Short exercise
Which lines hold the word "size"? Copy each of them.

Given material
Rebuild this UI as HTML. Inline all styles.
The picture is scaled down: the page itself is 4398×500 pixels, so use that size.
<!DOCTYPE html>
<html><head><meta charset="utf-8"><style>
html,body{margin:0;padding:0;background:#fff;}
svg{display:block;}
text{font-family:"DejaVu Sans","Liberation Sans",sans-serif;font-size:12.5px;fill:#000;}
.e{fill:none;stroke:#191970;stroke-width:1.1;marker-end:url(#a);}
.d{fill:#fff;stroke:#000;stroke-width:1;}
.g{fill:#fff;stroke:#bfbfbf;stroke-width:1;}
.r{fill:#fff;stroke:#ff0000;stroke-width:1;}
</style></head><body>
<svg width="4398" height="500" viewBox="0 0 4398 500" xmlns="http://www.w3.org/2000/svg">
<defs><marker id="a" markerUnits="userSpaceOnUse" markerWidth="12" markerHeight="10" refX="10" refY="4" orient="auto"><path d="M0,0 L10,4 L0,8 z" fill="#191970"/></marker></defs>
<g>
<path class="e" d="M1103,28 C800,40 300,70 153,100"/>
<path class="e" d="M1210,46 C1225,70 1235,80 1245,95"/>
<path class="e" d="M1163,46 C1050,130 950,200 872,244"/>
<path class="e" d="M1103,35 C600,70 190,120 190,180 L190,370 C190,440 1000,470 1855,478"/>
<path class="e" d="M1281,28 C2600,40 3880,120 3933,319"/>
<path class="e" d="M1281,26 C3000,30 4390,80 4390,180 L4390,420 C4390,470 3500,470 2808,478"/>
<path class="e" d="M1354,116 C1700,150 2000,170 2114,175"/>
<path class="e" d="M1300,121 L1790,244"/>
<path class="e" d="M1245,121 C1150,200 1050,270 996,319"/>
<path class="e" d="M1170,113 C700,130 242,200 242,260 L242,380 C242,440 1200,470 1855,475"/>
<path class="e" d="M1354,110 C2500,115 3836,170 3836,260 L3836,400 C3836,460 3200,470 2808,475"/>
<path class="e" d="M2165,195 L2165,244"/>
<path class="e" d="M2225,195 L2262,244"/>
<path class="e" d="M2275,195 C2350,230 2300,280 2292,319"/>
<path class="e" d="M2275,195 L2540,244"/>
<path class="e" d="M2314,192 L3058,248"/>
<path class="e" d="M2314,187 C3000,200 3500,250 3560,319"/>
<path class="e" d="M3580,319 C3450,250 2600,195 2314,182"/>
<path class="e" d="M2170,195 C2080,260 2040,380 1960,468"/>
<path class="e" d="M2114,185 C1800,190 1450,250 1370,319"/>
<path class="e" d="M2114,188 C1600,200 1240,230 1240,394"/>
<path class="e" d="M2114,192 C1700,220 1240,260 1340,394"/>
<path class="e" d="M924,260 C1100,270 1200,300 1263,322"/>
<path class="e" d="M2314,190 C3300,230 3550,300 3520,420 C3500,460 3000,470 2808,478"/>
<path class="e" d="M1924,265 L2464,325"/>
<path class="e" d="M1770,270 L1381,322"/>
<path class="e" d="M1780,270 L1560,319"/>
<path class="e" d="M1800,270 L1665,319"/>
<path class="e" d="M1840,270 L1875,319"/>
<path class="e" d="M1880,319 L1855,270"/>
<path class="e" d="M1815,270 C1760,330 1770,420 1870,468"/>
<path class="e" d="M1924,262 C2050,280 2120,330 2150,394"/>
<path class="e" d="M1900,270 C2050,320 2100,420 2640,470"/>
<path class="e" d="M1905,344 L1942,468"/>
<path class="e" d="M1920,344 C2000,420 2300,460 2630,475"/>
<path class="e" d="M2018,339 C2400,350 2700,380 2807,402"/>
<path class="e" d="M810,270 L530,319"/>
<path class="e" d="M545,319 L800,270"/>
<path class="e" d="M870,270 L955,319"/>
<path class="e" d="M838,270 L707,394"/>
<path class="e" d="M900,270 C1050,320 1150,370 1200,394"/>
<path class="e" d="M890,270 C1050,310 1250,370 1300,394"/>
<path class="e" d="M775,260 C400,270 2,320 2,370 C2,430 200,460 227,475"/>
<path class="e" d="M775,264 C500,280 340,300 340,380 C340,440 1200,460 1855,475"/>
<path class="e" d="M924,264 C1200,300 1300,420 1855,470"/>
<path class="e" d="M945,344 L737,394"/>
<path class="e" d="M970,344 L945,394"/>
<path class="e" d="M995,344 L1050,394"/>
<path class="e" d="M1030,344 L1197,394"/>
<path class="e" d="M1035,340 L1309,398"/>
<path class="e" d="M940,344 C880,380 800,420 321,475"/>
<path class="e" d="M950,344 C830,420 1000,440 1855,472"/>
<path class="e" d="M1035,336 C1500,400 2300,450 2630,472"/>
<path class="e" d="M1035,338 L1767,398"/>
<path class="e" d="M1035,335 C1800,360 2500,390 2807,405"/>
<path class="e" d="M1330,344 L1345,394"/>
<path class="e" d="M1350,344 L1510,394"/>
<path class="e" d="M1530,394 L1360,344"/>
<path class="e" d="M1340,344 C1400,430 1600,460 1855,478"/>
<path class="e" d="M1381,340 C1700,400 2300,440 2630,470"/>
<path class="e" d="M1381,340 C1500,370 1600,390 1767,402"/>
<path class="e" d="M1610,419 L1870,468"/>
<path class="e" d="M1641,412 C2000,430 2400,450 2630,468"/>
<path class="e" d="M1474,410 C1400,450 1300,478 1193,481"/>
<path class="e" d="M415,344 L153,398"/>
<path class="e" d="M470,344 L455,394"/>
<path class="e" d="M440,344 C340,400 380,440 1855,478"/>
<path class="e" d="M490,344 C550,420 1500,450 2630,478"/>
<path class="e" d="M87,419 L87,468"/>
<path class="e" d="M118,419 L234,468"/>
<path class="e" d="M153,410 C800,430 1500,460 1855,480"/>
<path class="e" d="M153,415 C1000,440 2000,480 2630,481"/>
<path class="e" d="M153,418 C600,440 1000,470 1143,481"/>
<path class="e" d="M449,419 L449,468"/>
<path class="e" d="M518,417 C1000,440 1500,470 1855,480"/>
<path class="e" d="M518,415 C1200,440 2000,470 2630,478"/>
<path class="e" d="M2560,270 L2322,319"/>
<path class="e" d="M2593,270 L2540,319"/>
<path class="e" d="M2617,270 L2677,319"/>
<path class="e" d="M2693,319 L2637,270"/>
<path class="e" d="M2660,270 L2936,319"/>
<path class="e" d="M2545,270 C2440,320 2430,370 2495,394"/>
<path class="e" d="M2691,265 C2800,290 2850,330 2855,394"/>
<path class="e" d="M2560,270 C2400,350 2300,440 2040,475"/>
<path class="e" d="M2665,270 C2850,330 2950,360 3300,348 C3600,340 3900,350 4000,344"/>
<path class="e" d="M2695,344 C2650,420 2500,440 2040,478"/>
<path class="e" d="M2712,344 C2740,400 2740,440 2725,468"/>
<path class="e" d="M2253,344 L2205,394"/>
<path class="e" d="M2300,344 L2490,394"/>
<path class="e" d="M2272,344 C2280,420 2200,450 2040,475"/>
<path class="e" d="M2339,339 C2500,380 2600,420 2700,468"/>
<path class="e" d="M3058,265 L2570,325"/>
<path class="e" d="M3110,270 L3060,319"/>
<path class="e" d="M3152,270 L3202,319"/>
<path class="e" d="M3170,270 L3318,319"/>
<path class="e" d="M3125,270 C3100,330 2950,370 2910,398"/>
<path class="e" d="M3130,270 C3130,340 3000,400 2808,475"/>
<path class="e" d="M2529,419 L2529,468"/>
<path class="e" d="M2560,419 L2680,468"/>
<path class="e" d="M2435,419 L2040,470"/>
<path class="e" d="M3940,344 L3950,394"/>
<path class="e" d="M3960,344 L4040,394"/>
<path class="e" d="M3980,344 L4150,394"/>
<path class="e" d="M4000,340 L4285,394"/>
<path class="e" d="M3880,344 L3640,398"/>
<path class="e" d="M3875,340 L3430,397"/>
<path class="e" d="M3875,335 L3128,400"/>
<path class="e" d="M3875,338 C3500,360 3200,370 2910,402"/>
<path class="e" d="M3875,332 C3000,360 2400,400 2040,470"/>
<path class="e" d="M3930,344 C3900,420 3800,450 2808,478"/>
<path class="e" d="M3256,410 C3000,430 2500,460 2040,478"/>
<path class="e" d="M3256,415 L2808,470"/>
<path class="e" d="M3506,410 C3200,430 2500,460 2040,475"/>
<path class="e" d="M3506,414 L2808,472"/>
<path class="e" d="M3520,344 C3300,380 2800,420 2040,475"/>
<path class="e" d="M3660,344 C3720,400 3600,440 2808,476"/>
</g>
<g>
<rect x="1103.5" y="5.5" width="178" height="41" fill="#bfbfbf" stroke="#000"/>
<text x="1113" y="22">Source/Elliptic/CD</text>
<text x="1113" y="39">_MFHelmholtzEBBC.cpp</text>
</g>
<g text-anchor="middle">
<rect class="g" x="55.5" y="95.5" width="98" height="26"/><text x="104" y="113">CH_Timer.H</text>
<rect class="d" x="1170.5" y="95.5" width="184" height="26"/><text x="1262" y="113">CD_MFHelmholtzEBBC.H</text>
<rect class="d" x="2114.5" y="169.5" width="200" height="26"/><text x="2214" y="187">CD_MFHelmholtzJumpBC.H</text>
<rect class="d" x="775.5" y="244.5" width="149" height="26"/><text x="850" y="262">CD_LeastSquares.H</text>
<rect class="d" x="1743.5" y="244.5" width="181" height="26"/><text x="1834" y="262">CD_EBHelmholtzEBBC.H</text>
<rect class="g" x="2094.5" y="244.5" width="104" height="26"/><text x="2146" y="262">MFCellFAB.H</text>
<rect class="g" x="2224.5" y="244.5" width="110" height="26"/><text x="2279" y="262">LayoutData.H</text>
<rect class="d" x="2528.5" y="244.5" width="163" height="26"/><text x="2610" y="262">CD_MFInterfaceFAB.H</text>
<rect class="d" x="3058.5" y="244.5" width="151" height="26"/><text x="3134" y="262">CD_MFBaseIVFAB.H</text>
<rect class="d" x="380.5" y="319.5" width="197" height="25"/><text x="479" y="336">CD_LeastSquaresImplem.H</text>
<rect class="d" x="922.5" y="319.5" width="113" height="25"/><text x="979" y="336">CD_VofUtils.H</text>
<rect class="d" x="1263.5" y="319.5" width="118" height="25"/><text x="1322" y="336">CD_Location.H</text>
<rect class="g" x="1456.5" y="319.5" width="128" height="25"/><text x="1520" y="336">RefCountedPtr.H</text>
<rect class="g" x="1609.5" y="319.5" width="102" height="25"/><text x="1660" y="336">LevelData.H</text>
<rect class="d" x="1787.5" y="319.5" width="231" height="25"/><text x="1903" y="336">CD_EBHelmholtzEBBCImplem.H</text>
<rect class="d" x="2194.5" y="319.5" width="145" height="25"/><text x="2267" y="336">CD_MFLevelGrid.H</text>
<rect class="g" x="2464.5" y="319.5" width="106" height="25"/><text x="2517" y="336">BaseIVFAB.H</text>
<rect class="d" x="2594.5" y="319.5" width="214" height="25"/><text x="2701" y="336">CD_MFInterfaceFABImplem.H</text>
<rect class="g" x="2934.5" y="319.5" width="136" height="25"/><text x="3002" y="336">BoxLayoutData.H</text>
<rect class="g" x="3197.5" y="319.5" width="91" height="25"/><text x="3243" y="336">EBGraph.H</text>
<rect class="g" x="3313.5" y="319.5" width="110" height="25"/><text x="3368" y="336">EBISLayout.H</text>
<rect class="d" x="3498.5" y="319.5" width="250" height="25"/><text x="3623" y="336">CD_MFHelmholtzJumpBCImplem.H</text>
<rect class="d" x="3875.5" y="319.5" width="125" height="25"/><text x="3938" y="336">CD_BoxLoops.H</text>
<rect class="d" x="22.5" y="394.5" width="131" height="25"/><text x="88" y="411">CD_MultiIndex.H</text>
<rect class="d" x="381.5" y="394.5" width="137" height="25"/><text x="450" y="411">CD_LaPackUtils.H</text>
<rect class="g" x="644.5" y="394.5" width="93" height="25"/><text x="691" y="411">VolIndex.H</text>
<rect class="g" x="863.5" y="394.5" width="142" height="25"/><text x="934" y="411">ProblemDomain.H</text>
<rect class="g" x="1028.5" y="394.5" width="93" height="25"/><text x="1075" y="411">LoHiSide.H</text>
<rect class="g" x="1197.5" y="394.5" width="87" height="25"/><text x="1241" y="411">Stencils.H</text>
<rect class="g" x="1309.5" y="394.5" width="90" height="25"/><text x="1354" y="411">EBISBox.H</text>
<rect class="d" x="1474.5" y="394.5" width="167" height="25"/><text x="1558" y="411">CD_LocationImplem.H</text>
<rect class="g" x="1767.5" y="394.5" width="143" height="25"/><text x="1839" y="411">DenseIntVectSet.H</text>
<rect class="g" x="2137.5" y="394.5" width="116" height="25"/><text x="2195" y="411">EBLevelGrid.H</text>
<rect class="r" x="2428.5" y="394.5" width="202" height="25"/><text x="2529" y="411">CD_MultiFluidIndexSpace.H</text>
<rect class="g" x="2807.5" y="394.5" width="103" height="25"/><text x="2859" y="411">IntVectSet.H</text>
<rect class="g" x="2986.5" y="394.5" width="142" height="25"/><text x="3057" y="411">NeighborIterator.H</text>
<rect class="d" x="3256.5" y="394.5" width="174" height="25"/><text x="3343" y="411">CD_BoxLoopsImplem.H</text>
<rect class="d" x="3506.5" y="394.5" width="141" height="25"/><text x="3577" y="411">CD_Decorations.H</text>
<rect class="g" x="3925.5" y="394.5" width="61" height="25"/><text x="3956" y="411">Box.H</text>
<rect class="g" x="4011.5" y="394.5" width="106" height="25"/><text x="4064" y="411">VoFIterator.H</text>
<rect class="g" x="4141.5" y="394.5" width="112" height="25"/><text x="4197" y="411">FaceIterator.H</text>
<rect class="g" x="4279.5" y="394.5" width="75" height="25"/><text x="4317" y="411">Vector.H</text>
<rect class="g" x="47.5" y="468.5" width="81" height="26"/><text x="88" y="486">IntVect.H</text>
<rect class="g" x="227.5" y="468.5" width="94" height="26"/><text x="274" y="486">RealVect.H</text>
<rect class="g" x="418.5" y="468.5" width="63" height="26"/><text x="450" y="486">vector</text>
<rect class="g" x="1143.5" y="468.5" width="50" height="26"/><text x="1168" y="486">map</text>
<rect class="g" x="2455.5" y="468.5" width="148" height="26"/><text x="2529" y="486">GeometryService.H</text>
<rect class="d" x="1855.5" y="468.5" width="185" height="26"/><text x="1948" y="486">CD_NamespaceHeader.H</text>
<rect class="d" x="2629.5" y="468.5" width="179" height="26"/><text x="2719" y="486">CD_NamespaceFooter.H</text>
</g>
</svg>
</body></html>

Result
The picture is scaled down: the page itself is 4398×500 pixels, so use that size.
text{font-family:"DejaVu Sans","Liberation Sans",sans-serif;font-size:12.5px;fill:#000;}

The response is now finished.